His back aching, Ward hauled up another bucket, handed it to the next man in line, and sent down an empty. It was halfway to its target when he felt the arrow sink into his shoulder with a sharp sting, then a burning ache.
He fell to his knees, and then face-forward into the dirt of the street.
His bucket rope was grabbed by someone, he couldn’t see who, and he heard a voice shout, “Morelli! Dr. Morelli!”
And then he felt hands dragging him out of the way while he repeated over and over, “Get me up, get me on my feet, get me up.”
No one listened, not even his own body.
He passed out.
4
Rap rap rap.
Jenny looked up sharply, and Matt fairly leaped to his feet. Both remained silent, though, waiting to see if the knuckle-rapper had a blade and a spear or an arrow, or if he was friendly.
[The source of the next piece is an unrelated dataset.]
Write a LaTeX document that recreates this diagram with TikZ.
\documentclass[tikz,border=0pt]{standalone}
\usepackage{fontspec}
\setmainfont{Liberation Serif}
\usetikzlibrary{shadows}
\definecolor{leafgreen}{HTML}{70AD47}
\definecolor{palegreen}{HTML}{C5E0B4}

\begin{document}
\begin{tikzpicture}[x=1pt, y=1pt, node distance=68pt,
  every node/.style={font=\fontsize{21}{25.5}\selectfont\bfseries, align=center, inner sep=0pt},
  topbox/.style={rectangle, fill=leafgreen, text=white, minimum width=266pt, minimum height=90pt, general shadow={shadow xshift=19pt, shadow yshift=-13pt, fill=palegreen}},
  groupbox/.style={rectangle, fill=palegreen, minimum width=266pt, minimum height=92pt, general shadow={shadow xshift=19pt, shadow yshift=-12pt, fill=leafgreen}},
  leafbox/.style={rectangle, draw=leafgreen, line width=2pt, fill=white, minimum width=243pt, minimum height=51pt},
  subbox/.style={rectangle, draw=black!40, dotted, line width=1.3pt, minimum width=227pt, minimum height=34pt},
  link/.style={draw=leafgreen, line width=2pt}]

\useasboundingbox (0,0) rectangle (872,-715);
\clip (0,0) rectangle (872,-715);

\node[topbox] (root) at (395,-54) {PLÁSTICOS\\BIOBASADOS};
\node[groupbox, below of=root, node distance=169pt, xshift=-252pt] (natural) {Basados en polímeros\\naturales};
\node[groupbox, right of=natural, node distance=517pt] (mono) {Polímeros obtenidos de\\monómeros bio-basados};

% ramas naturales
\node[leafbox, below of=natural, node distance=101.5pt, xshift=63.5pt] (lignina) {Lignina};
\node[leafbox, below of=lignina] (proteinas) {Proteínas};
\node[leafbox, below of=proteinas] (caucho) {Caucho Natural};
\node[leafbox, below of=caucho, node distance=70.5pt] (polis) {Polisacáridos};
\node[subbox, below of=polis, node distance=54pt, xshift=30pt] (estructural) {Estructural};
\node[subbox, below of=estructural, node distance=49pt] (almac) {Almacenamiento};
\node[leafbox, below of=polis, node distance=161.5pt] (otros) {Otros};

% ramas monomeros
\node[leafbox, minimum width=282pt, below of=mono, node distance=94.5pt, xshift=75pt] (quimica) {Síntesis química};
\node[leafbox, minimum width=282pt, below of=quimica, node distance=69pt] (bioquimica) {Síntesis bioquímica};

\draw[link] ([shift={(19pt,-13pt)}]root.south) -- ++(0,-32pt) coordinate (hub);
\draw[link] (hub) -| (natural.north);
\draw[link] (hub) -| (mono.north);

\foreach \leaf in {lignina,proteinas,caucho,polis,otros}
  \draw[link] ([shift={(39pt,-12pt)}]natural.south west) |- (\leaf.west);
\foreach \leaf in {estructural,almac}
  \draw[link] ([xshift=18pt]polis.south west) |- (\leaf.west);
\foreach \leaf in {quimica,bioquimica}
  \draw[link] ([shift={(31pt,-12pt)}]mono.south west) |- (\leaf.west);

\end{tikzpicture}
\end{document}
After a moment, a voice came through the floorboards.
“Mr. MacDonald? Ma’am?” Curly hissed from above. “You folks down there?”
“Yes, Curly,” Matt said loud and clear. He looked relieved. Some of the color was even seeping back into his face. He climbed up the ladder, calling out, “Hang on, just got to throw this bolt….”
One-handed, he slid free the four-by-four beam that secured the trapdoor, then gingerly opened it upward. Curly beamed down at them, relief coloring his freckled cheeks.
“Sure glad to find you folks all right,” he said, and after making way to let Matt climb up, stuck his arm down toward Jenny.
It figured that Matthew wouldn’t give her a second glance of concern, let alone a first one, Jenny thought. Had her mother ever felt this way about her father? She hoped not. And if she was wrong about her folks, she sure hoped that they’d had a nice hired man or two around. Like Curly.
He helped her up the steps, then shyly let go and took a step backward. “Thank you, Curly,” she said, more for Matt’s benefit than Curly’s. Matt didn’t even turn around, and Curly grunted nervously. At least Curly acknowledged that she was there, she thought.
Matt was at the front window. He said, “They went right past us,” and then, “They’re burning the town.”
Jenny looked past his shoulder and saw the smoke rising up north. Not the whole town, she thought. It’s just the church again, like two years ago. Jenny had been in town the last time the Apache had come. Then, they’d set the church ablaze and shot her brother. But the town hadn’t had the stockade up back then. She told herself that everyone was fine and that the Apache were fighting a losing battle.
And that her brother had everything under control.
For once, she was glad that her husband didn’t go into town on Saturdays.
Jason probably already had enough on his plate without Matthew elbowing his way in.
Jason was at the top of the eastern portion of the stockade, emptying his rifle at a swarm of Apache—a knot of them really—who had attempted to break through the stockade wall. Now, three of them lay dead outside it. A fourth clung to his pony’s mane, his blood flowing down over the horse’s withers and front legs like red war paint.
Jason raised the muzzle of his rifle and relaxed a hair as the fifth and six warriors rode away, their bloody comrade and his pony between them.
He twisted his head at the sound and creak of approaching footsteps. Dr. Morelli climbed up the ladder and stepped up to the plank that supported Jason.
“How’s it going?” he asked as he hunkered down.
Jason shrugged. “I doubt anybody’ll try to come in this way again for at least ten, fifteen minutes.”
Morelli grinned despite himself. “It seems to me to be getting a little quieter down at the south wall.”